I would like to know how to make smaller batches though as I often work out of town and sometimes it goes to waste as my kids don’t appreciate the chicken tikka as much as me.🤦🏻♂️I know go figure lol
Dan Toombs says
Great you enjoyed the recipe. I'd day just halve my recipe but maybe be a bit careful with the hot spices. Add those to taste or a little less than half.
Thanks again
Dan
Maggie says
Hi could you use paprika for color a little goes a long way and it's used in Sri Lankan curries at times?
Dan Toombs says
Yes, you could certainly use a bit of paprika for colour.
Thanks very much.
Dan
Dawn says
Hi I've just bought your book and the marinade for Tandoori Chicken tikka is different from your website. There is parmesan cheese in the marinade in the book. Is this correct? Thank you.
Dan Toombs says
I do update my recipes occasionally. I learnt the trick of adding Parmesan to the marinade after writing the recipe on my blog. Parmesan does add an extra kick so go with it if you have some.
Thanks very much.
Dan
Kristan says
I have made this several times already and I keep coming back to this recipe. Excellent.
Dan Toombs says
Really good to hear.
Thanks very much
Dan
Ruth says
What if you don’t have a BBQ is there another to cook this that you’d recommend please
Dan Toombs says
You can sue a grill and that works really well too. An air fryer also works.
Thanks
Dan
Melvyn Sibson says
Could this be done dairy-free with a non-dairy yoghurt?
Dan Toombs says
I don't think that would work as it is the dairy that softens and tenderises the meat.
Thanks
Dan
mike says
Hi there,
What is the name/make of the grill you are featuring? I use either a Jamaican Jerk pan or my tandoor, but both take a lot of charcoal…. your BBQ seems an ideal size for smaller cook-ups.

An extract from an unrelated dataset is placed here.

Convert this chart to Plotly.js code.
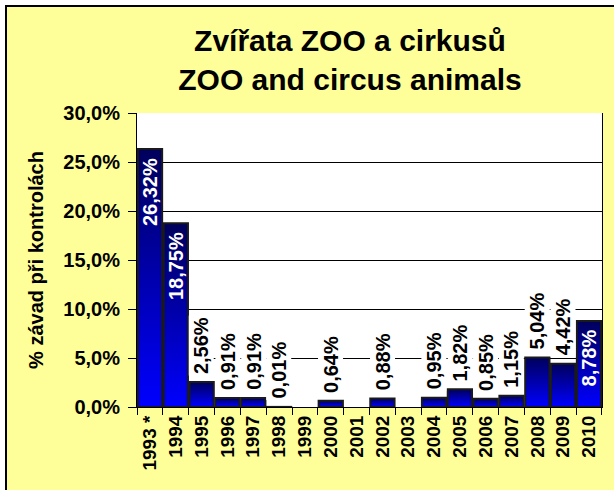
<!DOCTYPE html>
<html>
<head>
<meta charset="utf-8">
<script src="https://cdn.plot.ly/plotly-3.0.1.min.js"></script>
<style>
  html, body { margin: 0; padding: 0; background: #ffffff; overflow: hidden; width: 614px; height: 490px; }
  #frame { position: absolute; left: 5px; top: 5px; width: 640px; height: 520px; border: 2px solid #000; background: #ffff99; }
  #chart { position: absolute; left: 0; top: 0; }
</style>
</head>
<body>
<div id="frame"><div id="chart"></div></div>
<script>
// ---- data ----
const years = ["1993 *", "1994", "1995", "1996", "1997", "1998", "1999", "2000", "2001",
               "2002", "2003", "2004", "2005", "2006", "2007", "2008", "2009", "2010"];
const values = [26.32, 18.75, 2.56, 0.91, 0.91, 0.01, null, 0.64, null,
                0.88, null, 0.95, 1.82, 0.85, 1.15, 5.04, 4.42, 8.78];
const yTicks = [0, 5, 10, 15, 20, 25, 30];
const titleLines = ["Zvířata ZOO a cirkusů", "ZOO and circus animals"];
const yTitle = "% závad při kontrolách";

const FONT = "Liberation Sans, Arial, sans-serif";
const fmt = (v, d) => v.toFixed(d).replace(".", ",") + "%";

const annotations = [];
years.forEach((yr, i) => {
  const v = values[i];
  if (v === null) return;
  const inside = v > 6;
  annotations.push({
    x: i, y: v, xref: "x", yref: "y",   // category index i
    text: "<b>" + fmt(v, 2) + "</b>",
    showarrow: false, textangle: -90,
    yanchor: inside ? "top" : "bottom",
    yshift: inside ? -7 : 6,
    bgcolor: inside ? "rgba(0,0,0,0)" : "#ffffff",
    borderpad: 1,
    font: { family: FONT, size: 20, color: inside ? "#ffffff" : "#000000" }
  });
});

const trace = {
  type: "bar",
  x: years,
  y: values,
  marker: { color: "#0000c8", line: { color: "#1a1a1a", width: 2 } },
  hoverinfo: "none"
};

const layout = {
  width: 607, height: 490,
  margin: { l: 130, r: 12, t: 106, b: 90 },
  paper_bgcolor: "#ffff99",
  plot_bgcolor: "#ffffff",
  bargap: 0.06,
  showlegend: false,
  font: { family: FONT, color: "#000" },
  title: {
    text: "<b>" + titleLines.join("<br>") + "</b>",
    font: { family: FONT, size: 30, color: "#000" },
    x: 0.565, xanchor: "center",
    yref: "container", y: 0.911, yanchor: "top"
  },
  xaxis: {
    type: "category",
    tickangle: -90,
    tickfont: { family: FONT, size: 19, color: "#000", weight: "bold" },
    ticks: "outside", ticklen: 7, tickcolor: "#000", tickwidth: 1,
    tickson: "boundaries",
    showline: true, linecolor: "#000", linewidth: 1,
    showgrid: false,
    automargin: false
  },
  yaxis: {
    range: [0, 30],
    tickmode: "array",
    tickvals: yTicks,
    ticktext: yTicks.map(v => fmt(v, 1)),
    tickfont: { family: FONT, size: 20, color: "#000", weight: "bold" },
    ticks: "outside", ticklen: 8, tickcolor: "#000",
    ticklabelstandoff: 4,
    showline: true, linecolor: "#000", linewidth: 1, mirror: true,
    showgrid: true, gridcolor: "#000", gridwidth: 1,
    zeroline: false,
    automargin: false,
    title: { text: "<b>" + yTitle + "</b>", font: { family: FONT, size: 20, color: "#000" }, standoff: 14 }
  },
  annotations: annotations
};

Plotly.newPlot("chart", [trace], layout, { displayModeBar: false, staticPlot: true }).then(gd => {
  const svg = gd.querySelector(".main-svg");
  const defs = svg.querySelector("defs");
  const ns = "http://www.w3.org/2000/svg";
  const grad = document.createElementNS(ns, "linearGradient");
  grad.setAttribute("id", "barGrad");
  grad.setAttribute("x1", "0"); grad.setAttribute("y1", "0");
  grad.setAttribute("x2", "0"); grad.setAttribute("y2", "1");
  [["0%", "#00005c"], ["100%", "#0000ff"]].forEach(([o, c]) => {
    const s = document.createElementNS(ns, "stop");
    s.setAttribute("offset", o); s.setAttribute("stop-color", c);
    grad.appendChild(s);
  });
  defs.appendChild(grad);
  gd.querySelectorAll(".bars .point path").forEach(p => { p.style.fill = "url(#barGrad)"; });
});
</script>
</body>
</html>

Many thanks for your excellent recipes and tips, meanwhile.
Dan Toombs says
I used a Thuros portable bbq for this recipe which I love
Thanks
Dan
Mark says
Hello Sir!
I'm marinating right now! One question, how much marinade do I leave on the chicken while grilling? Wipe it off or just sling it on the grill as is?
Thanks!
Dan Toombs says
Make sure it’s not too thickly coated but you can leave quite a bit on.
Thanks
Dan
Garry says
Why the cheese?
Dan Toombs says
It just adds a nice salty flavour, they do it a lot in curry houses. If you’re not convinced leave it out.
Thanks
Dan
Nanajee Travels says
Very nice and easy
Thanks for sharing!!!!
Adam says
I've done this recipe a few times and the chicken goes mushy due to too much acidity from lemon and yogurt, so im gonna not use as much lemon yogurt and use more oil in marinade, there's literally no fibrous texture, maybe I'm doing something wrong ?
Dan Toombs says
That definitely shouldn’t happen. Try marinating for a much shorter time, maybe only 30 minutes.
Thanks
Dan
Dan Toombs says
If you marinate it for less than 30 minutes that should definitively not happen so just make sure you don’t marinate tot too long. Good call reducing the lemon, that should help too.